DIE WELT, 9. Juni 2013

Seit November 2006 ist das Drohnensystem KZO ein amtlich zugelassenes unbemanntes Luftfahrzeug der Deutschen Bundeswehr

Die Zeit der klassischen Kampfflugzeuge geht dem Ende zu. Die Zukunft gehört den unbemannten Systemen der Drohnentechnologie. Denn die Bekämpfung der Kriegsform Terrorismus erfordert moderne Waffen. Von Hans Rühle

Mitte der 80er-Jahre reiste der damalige Verteidigungsminister Manfred Wörner – in Begleitung des Verfassers – nach Israel. Zweck der Reise war die Erkundung neuer technologischer Entwicklungen, insbesondere im Bereich unbemannter Luftfahrzeuge. Der Besuch endete nicht mit dem Abschluss irgendwelcher hoch dotierten Verträge; die beeindruckende Präsentation des israelischen Drohnenprogramms definierte jedoch den Beginn der Überlegungen im Planungsstab des Verteidigungsministeriums für die künftige Verwendung dieser Technologie in der Bundeswehr.

Deutschlands faktischer Einstieg in das Drohnen-Zeitalter erfolgte dann in den 90er-Jahren, als deutsche und französische Firmen das "Kleinfluggerät Zielortung (KZO)" entwickelten, eine allwetterfähige Drohne für Artillerie- und Heeresaufklärung, deren Serienfertigung vom Bundestag 2001 beschlossen wurde.

Inzwischen verfügt die Bundeswehr über 60 KZO, von denen einige in Afghanistan eingesetzt wurden. Seit November 2006 ist die KZO ein amtlich zugelassenes unbemanntes Luftfahrzeug. Die Wehrtechnische Dienststelle 61 in Manching hat mit der Musterzulassung die Verkehrssicherheit und die Luftfahrttauglichkeit des Systems KZO bescheinigt. Damit ist in der Bundesrepublik erstmals ein unbemanntes Luftfahrzeugsystem vollständig nach einer Zulassungsnorm für unbemannte Luftfahrzeuge geprüft und für den bestimmungsgerechten Einsatz zugelassen worden.

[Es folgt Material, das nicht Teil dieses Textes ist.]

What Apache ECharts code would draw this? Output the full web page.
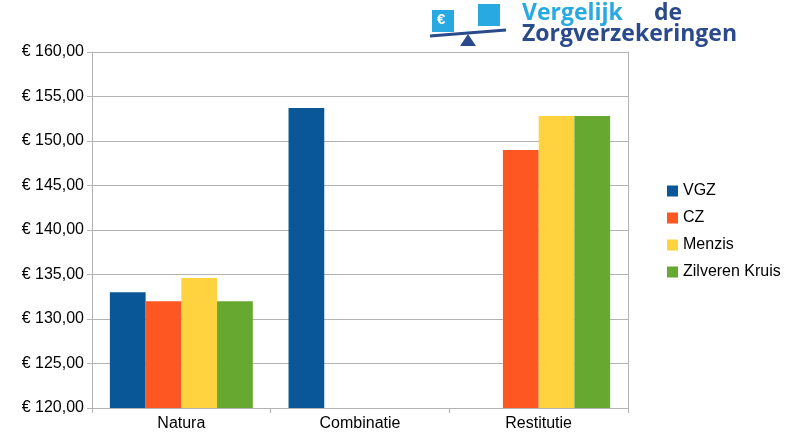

Kampfdrohnen – rüstungspolitische Konsequenz

Vor diesem Hintergrund deutet sich schon an, dass der gegenwärtig allseits erweckte Eindruck, Deutschland, Europa und die Welt stünden hinsichtlich der Beschaffung von Drohnen am Beginn einer säkularen Technologieschwelle, ein Irrtum ist. Zurzeit verfügen bereits 87 Staaten über unbemannte Luftfahrzeuge. Zwar sind es überwiegend Aufklärungsdrohnen, doch in fast allen Fällen gilt die Beschaffung von Kampfdrohnen als Option für die Zukunft.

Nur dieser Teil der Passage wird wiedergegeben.